Ce sont ces milliers d’hommes, de femmes
et d’enfants que la proposition
franco-allemande ignore sciemment. Elle
s’imagine que le Hamas, ou plus
globalement la résistance, est plus
intéressée par une reconnaissance qui
aura vite fait de s’évaporer, lorsque le
sioniste sera libéré, que par le sort de
ses propres combattants ou militants.

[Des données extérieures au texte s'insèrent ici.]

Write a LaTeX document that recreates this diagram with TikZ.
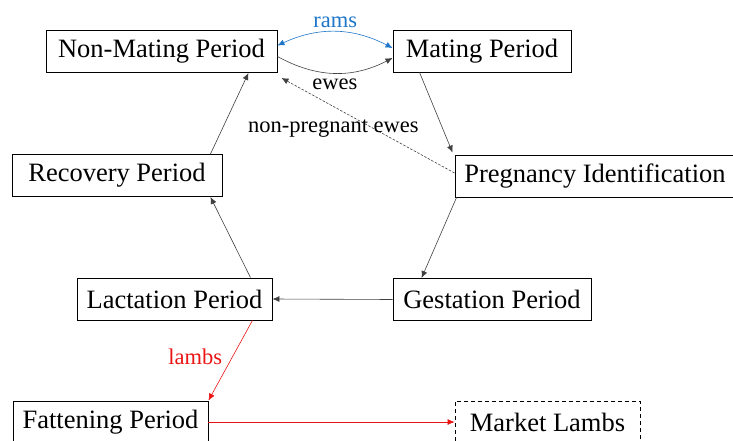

Et
admettons, mais juste admettons, que le
Hamas ou n’importe quelle autre
organisation, ose toucher à cette
équation « shalit = plus d’un millier de
prisonniers, dont tous les condamnés à
perpétuité, tous les anciens détenus,
tous les malades, toutes les femmes et
tous les enfants), le peuple palestinien
les fera chuter, automatiquement.
Si les Etats occidentaux considèrent que
les valeurs telle que la dignité humaine
ou le droit des peuples à la liberté
sont des marchandises, nous, par contre,
nous considérons que nos prisonniers et
nos martyrs sont le prix de notre
liberté et de notre libération.
Et dans tous les cas, que vous le
veuillez ou pas, vous serez bien obligés
de reconnaître et la résistance, et tout
gouvernement de la résistance, que ce
soit en Palestine, au Liban ou ailleurs.